George Mason University: GMU Network Caps Costs, Not Service

George Mason University is deploying a new highly scalable optical network that will enable the university to connect local area networks at each of its three campuses to create one virtual multi-campus LAN. Going with an optical fiber solution rather than simply buying more bandwidth will also allow the network to grow with the university. And GMU is growing quickly; enrollment is expected to top 26,000 this fall.

According to Randy Anderson, director of Network Engineering and Technology at GMU, this will allow the university to get out of the habit of constantly buying more bandwidth and instead will allow them to develop an infrastructure that will grow with the university. The dark fiber laid between the university’s three campuses will facilitate the delivery of large data files, video, voice, and images with no loss of performance.

GMU is using Nortel Networks products—OPTera Metro 5200 Multiservice Platform, Passport 8600 Routing Switch, and Business Policy Switch—to provide point-to-point gigabit Ethernet services over a dense wavelength division multiplexing (DWDM) system. Voice traffic will be implemented in the near future, replacing tie lines to the PBX system.

According to Anderson, GMU’s three-campus structure presented a special challenge. “Each campus is growing rapidly and each has specific needs,” he says. “It was important to link the three campuses with a very high-quality high-bandwidth network in order to fulfill the goal of having a distributed university in which each student and faculty member has access to the resources of all three campuses, with little duplication of services and materials.”

The new optical network will help them achieve a number of objectives from a single location. For instance, it will facilitate the remote backup of file servers across the three campuses. It will permit fast and efficient remote access to campus services, much faster than through the T3 lines.

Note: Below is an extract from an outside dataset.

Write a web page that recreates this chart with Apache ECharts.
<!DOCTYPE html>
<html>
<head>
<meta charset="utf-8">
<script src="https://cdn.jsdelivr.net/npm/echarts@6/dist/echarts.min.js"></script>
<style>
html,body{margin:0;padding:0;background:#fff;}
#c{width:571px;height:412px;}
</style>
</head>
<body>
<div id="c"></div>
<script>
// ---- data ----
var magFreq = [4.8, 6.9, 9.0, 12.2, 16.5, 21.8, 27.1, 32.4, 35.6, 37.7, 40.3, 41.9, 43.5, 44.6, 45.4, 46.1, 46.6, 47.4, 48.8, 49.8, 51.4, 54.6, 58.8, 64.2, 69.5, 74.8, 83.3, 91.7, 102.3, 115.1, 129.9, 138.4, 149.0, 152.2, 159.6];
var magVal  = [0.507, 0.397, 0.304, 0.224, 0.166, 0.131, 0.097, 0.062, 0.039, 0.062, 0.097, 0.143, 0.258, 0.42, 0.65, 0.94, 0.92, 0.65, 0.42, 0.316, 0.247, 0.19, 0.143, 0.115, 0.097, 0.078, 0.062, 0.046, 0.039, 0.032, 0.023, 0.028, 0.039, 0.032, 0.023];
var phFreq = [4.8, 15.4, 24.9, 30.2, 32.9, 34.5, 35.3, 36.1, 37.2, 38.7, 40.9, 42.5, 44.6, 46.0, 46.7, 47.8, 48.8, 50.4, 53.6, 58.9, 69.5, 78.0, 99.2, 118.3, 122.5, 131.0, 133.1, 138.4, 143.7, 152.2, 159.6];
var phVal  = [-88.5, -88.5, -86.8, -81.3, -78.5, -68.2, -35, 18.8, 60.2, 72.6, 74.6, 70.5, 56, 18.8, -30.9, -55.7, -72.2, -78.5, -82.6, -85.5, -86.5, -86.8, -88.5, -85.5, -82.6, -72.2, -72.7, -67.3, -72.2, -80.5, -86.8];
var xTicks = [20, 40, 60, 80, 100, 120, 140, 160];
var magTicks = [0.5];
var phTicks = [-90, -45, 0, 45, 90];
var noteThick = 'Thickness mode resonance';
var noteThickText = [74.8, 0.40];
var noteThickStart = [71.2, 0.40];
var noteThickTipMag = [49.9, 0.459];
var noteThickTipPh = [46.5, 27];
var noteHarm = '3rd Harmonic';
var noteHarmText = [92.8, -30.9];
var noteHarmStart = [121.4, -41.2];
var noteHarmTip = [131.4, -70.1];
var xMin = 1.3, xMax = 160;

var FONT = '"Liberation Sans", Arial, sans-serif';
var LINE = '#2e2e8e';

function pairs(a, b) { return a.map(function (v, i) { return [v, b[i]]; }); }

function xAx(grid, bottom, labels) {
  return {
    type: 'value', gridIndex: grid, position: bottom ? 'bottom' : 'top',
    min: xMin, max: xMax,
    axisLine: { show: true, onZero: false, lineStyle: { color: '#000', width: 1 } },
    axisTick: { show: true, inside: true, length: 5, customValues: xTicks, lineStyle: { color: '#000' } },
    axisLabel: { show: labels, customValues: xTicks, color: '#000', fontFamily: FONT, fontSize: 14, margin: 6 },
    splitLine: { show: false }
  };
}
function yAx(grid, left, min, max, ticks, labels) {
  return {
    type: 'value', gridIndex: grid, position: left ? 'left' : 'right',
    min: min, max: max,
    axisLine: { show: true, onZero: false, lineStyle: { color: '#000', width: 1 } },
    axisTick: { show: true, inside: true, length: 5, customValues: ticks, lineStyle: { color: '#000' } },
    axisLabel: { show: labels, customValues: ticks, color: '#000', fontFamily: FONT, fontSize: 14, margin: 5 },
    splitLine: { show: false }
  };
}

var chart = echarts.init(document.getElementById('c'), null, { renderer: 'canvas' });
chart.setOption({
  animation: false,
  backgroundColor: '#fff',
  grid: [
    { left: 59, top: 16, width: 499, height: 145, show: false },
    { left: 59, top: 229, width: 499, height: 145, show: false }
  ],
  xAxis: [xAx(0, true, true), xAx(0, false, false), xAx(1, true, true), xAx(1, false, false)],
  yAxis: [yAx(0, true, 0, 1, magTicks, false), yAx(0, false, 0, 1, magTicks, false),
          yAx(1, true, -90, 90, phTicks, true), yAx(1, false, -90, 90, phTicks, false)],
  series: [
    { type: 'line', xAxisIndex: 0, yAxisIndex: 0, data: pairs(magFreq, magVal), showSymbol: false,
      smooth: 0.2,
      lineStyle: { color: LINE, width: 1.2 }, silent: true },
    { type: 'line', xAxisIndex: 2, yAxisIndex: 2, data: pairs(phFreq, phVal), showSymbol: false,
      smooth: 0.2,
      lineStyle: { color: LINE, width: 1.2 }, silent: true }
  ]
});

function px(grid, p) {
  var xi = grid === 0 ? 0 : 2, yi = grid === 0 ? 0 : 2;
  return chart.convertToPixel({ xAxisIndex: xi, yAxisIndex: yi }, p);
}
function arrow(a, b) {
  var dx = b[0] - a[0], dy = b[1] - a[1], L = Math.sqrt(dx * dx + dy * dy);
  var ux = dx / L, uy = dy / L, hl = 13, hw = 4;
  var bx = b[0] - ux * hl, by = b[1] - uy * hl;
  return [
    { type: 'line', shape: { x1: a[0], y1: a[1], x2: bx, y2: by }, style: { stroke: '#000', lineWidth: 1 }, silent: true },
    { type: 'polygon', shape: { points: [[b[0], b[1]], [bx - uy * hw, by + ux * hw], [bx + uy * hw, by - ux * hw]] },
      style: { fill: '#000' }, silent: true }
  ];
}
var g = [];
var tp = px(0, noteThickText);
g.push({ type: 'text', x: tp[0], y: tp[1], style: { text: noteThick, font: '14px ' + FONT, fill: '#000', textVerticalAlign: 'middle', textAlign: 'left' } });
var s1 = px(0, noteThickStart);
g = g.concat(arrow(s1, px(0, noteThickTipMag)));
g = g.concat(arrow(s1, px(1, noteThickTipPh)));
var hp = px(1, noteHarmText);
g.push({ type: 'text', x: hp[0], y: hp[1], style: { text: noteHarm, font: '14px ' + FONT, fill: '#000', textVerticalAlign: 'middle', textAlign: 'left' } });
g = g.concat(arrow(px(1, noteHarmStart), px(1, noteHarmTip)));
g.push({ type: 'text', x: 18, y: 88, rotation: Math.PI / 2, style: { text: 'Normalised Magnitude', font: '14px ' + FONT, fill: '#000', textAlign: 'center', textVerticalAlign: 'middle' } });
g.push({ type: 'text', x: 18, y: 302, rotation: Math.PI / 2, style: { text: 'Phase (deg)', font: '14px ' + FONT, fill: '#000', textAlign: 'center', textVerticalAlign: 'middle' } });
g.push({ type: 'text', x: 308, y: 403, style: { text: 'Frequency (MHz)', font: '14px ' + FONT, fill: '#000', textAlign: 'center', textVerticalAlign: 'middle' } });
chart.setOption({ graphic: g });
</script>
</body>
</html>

Videoconferencing will become more reliable and dependable. The Fairfax campus will have four dedicated video classrooms that can pull in or send out streaming video. Anderson notes that “the optical fiber network allows us to cap bandwidth costs without capping bandwidth.”

The network will also further GMU’s mission of technology innovation through research and will assist faculty with technology-dependent projects. For example, the Prince William campus, which has a strong biotechnology component, needs access to supercomputers to process its bioinformatics research data. Says Anderson, “These are huge data files. Without the private optical network, it would have been very expensive to conduct this research, moving these files around.” The new network gives Prince William researchers access to the supercomputers at the Fairfax campus for data management.

With the upgrade to optical networking, GMU is also working to increase its presence in Network Virginia, offering itself as a GigaPOP site for other member institutions.

Currently the optical network is in place between the Fairfax, Va. and the Prince William, Va., campus, and between Fairfax and the Arlington, Va., campus (site of the law school and school of public policy). A third segment, linking the Prince William and Arlington campuses to form a protected ring, has not yet been funded.

The optical Ethernet network will allow GMU to increase bandwidth without adding to costs. The alternative would have been to continually add bandwidth through additional OC3 lines—an expensive proposition. The network also gives the campus flexibility in terms of its technology plans. “This plan allows us to build for the future without speculating on what it might hold,” says Anderson.